Problem details
Search the material and gather each line with "this" in it.
++++++
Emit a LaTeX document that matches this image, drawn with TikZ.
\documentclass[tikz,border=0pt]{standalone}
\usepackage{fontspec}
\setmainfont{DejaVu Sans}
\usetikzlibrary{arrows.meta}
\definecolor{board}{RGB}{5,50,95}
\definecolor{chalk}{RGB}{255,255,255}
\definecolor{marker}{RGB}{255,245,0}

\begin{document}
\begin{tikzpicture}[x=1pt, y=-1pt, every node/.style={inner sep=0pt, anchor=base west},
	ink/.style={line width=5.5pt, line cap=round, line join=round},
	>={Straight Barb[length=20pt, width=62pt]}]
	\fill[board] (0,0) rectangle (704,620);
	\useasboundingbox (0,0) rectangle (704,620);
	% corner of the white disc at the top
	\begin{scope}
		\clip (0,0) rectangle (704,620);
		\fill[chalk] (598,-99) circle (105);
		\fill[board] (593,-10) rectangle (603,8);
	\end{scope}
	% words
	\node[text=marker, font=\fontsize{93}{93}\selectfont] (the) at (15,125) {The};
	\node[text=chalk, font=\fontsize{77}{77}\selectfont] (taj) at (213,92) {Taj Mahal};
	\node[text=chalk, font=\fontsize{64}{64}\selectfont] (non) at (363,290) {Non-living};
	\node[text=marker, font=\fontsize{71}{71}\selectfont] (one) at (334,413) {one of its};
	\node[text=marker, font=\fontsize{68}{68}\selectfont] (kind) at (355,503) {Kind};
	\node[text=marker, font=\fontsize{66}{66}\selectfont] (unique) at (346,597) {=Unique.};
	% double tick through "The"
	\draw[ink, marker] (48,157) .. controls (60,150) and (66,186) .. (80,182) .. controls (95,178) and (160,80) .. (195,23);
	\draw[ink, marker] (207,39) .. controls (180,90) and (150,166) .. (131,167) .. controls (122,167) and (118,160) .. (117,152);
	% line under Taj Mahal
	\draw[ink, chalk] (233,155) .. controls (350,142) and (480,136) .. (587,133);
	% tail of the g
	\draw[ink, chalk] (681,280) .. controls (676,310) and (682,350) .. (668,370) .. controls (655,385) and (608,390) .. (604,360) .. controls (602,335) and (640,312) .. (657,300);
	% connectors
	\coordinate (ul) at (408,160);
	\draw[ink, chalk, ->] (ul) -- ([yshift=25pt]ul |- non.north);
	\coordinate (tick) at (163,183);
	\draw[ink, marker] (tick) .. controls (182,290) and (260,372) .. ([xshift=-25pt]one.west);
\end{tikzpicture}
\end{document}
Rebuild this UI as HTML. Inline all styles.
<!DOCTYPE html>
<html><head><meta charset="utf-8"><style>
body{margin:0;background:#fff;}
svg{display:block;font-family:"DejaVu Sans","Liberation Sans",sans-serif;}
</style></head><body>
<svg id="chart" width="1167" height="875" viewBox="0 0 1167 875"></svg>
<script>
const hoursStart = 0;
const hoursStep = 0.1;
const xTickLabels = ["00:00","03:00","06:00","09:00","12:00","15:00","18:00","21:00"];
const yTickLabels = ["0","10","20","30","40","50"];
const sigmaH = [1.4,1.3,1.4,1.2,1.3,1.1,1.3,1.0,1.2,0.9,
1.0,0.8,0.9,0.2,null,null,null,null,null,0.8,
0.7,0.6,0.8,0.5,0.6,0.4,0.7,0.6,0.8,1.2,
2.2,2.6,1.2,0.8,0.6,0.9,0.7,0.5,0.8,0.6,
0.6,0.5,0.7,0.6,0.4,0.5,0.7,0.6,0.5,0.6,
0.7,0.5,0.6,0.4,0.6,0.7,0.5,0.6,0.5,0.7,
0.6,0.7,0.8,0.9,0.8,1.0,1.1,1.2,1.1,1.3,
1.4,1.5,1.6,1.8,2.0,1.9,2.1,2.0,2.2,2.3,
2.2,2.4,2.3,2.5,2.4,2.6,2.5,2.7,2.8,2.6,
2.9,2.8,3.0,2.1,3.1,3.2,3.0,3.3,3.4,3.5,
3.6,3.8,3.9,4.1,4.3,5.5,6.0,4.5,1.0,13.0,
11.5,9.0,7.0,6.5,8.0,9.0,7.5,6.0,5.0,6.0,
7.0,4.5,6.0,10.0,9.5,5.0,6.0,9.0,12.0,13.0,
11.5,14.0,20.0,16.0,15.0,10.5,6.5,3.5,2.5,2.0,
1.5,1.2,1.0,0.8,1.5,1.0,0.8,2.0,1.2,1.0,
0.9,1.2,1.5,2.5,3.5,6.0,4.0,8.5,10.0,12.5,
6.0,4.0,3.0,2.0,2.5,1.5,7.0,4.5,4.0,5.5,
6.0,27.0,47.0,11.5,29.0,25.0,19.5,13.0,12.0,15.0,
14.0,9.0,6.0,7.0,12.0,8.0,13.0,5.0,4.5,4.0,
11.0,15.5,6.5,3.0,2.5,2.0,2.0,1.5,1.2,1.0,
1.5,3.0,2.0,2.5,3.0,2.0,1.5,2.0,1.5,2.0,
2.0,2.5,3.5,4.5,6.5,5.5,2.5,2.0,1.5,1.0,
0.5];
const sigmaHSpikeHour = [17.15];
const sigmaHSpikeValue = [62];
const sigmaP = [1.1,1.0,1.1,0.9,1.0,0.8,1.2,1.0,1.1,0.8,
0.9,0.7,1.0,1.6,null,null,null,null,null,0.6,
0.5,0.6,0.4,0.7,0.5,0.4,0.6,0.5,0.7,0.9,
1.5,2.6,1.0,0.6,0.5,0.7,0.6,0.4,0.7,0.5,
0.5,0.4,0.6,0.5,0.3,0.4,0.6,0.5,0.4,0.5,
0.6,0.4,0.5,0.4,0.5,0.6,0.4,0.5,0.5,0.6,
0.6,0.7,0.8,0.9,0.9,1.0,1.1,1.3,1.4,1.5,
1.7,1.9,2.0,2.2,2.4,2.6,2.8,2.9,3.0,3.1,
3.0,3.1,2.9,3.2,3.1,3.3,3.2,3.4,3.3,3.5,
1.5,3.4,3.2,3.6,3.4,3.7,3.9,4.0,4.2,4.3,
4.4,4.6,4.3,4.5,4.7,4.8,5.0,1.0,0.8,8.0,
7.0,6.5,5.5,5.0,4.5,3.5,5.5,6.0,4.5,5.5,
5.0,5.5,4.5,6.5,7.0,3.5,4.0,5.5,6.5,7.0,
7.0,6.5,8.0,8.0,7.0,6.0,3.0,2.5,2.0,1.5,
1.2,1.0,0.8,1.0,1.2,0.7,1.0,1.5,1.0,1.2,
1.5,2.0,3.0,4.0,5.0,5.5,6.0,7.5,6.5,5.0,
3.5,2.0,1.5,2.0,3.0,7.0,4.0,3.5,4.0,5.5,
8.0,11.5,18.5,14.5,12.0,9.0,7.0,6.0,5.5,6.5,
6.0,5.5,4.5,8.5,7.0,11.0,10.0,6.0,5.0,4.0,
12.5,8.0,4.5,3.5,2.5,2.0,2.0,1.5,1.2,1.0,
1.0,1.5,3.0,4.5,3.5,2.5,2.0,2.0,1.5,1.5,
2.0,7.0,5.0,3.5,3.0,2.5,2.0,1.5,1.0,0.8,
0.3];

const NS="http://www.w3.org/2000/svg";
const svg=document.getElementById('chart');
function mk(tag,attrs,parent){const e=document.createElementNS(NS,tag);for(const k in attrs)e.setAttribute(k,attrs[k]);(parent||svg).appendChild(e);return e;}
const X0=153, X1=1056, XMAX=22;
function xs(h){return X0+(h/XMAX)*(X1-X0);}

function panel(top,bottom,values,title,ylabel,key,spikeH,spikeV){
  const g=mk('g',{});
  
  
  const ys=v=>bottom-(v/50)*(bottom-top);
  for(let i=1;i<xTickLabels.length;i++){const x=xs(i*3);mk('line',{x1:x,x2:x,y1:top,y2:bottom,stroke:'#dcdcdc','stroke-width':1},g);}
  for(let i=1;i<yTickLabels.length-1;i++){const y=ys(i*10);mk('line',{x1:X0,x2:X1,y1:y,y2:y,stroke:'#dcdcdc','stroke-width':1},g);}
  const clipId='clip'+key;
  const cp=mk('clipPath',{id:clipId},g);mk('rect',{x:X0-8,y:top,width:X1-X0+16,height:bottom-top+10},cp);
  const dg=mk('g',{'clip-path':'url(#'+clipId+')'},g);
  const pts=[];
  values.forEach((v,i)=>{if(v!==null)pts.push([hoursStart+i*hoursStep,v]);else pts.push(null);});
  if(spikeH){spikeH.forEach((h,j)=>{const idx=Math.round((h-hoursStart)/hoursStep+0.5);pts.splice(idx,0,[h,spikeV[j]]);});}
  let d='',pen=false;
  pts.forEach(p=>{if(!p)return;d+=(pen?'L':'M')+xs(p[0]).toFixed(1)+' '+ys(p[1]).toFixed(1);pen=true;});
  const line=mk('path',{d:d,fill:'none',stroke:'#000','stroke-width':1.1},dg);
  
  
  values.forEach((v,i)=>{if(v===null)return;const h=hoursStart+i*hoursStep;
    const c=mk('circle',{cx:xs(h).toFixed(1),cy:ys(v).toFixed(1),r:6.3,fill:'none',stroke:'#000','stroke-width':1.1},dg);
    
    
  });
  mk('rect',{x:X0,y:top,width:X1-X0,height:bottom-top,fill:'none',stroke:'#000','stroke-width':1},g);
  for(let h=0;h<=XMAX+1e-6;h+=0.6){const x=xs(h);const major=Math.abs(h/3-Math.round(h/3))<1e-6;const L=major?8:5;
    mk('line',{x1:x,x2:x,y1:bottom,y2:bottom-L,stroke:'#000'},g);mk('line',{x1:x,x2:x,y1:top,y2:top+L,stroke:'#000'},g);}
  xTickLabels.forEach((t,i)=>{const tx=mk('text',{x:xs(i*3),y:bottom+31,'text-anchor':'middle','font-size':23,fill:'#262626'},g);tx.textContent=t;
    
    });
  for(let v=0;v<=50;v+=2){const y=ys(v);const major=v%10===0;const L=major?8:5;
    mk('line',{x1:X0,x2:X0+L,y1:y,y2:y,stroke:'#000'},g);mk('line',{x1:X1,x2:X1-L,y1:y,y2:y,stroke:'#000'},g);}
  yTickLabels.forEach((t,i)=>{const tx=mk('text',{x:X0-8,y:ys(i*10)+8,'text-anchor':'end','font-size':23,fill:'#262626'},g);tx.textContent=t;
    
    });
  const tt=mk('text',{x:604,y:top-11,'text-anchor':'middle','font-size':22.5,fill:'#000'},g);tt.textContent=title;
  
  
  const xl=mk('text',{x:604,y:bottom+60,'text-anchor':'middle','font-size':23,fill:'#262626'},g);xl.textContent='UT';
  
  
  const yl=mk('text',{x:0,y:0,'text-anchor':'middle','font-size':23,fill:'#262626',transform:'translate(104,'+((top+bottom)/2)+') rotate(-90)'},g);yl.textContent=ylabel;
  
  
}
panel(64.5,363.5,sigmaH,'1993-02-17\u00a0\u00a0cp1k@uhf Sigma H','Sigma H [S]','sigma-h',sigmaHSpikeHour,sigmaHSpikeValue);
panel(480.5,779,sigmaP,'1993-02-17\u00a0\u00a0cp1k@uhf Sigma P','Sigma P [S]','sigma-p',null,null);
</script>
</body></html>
++++++
Written response
Emit a LaTeX document that matches this image, drawn with TikZ.
Rebuild this UI as HTML. Inline all styles.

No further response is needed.